Pernille Juhl is an associate professor of educational psychology at Roskilde University. Her research focuses on the development of young children in everyday life and at ECEC centres, and on early childhood and parenthood.

Dil Bach is an associate professor of educational anthropology at the Danish School of Education, Aarhus University. Her research focuses on the relationship between family, school and childcare in both Denmark and Singapore. She teaches on the Master’s degree programme in educational anthropology.


Various learning styles

‘Concerted cultivation’: The learning style adopted in the home matches the school or childcare centre of the child concerned. The parents are constantly aware of the importance of stimulating their child’s learning process, for instance by challenging them to do sums or play letter-learning games.
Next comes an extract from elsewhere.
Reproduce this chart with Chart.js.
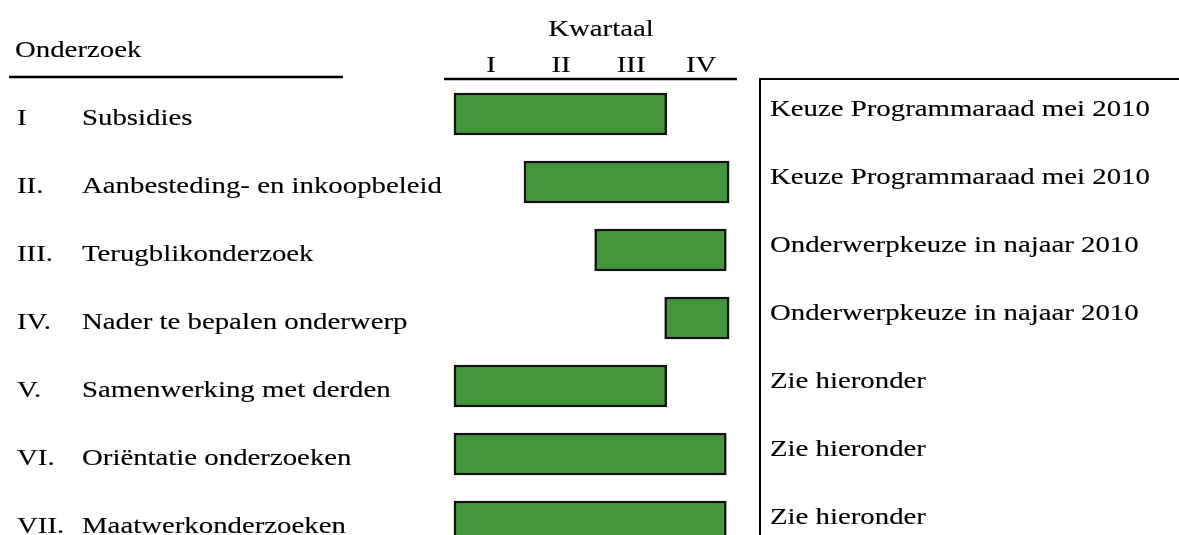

They are also keen to ensure that their child has access to recognised recreational activities. This learning style is most common in the upper social levels – the upper-middle class or the elite.

‘Natural growth’: The parents believe that the school is responsible for their children’s academic development. So they don’t make any particular effort to stimulate learning processes in the home. They let things happen naturally. This learning style is most common in the working class or in the lower social levels.

‘Passion for learning’: Enjoyment is the key to learning. So learning has to be fun. If the children aren’t interested, the parents need to find alternatives or develop creative strategies to manipulate the children and motivate them for learning activities.

‘Fit-for-fight’: This learning style focuses on obligations and competition with a view to strengthening children’s academic skills and preparing them for school. Multiplication tables are practised constantly, and the children do homework at the dining table. It’s work before pleasure.

The cultural elite tend to favour the passion for learning, while the financial elite favour the fit-for-fight style.

But the fit-for fight learning style can also be found in parts of the working class, and when the child’s parents do not have much of an educational background themselves.